Lets take this picture I took from Osanbashi in Yokohama:

Canon 5D MkII and Canon EF 50/f1.2L @f4
It is darker because I underexposed it at -1/3EV to have more data in the dark area, which is easier to recover and there is a lot of haze because that day was quite cloudy and humid anyway. Furthermore the colors are all very mushy and the brown of the sea is not really visible. But not fear, this is all fixable.
Before you do any adjustments on the levels, all other things have to set into place. Fixing expores, brightness, highlight and shadow recovery, contrast and saturation, etc.

I increased the overall brightness a bit, added some shadow recovery (for the dark areas in the pictures) and added some clarity because this is a landscape shot. After this changes the picture already looks much better:

It comes to a point where it is much usable, but we can do better.
So in the final step we crop away all the unused parts in the three levels for red, green and blue:

Gone with all the not needed data.
After this change the result will look like this:

If all the levels are adjusted correctly the picture will not have any strong color casts.
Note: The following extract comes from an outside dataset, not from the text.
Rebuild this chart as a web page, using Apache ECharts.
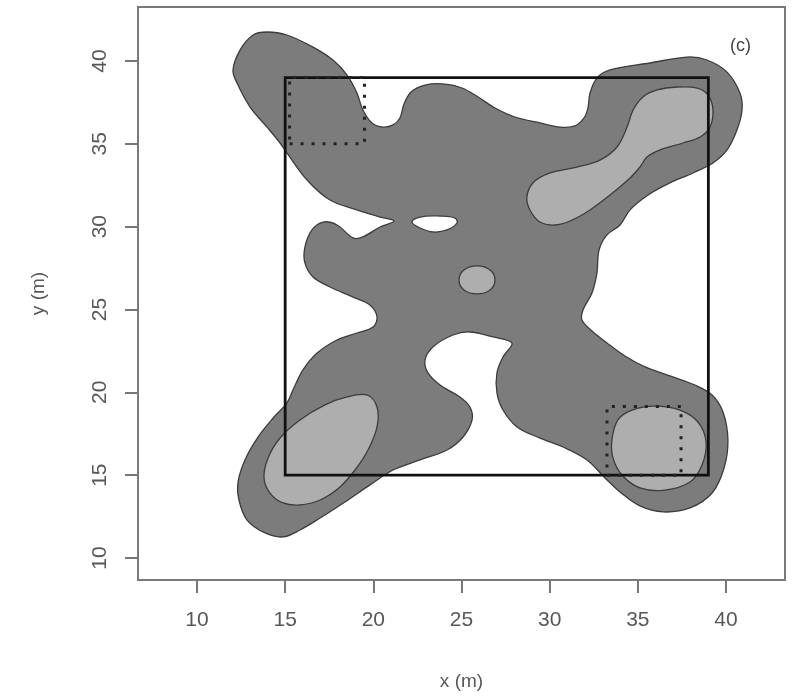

If there are any strong off casts the right side of of level for this color has to be adjusted and any other to get a good neutral color hast. Optional and better is to shoot with a color/white balance card and adjust at this level.
When both pictures are compared, it is very easy to see what you can do with this tool.
Here are two more examples shot from the Tokyo Government building and in the area around there from the Sanpo Japan Tower.

Left is before (unaltered, thats why it is not straight), right is the final edit.

It is clear how easy it is to get some more punch out of some dull pictures. Furthermore it is another reason why the only way to shoot is shooting with RAW.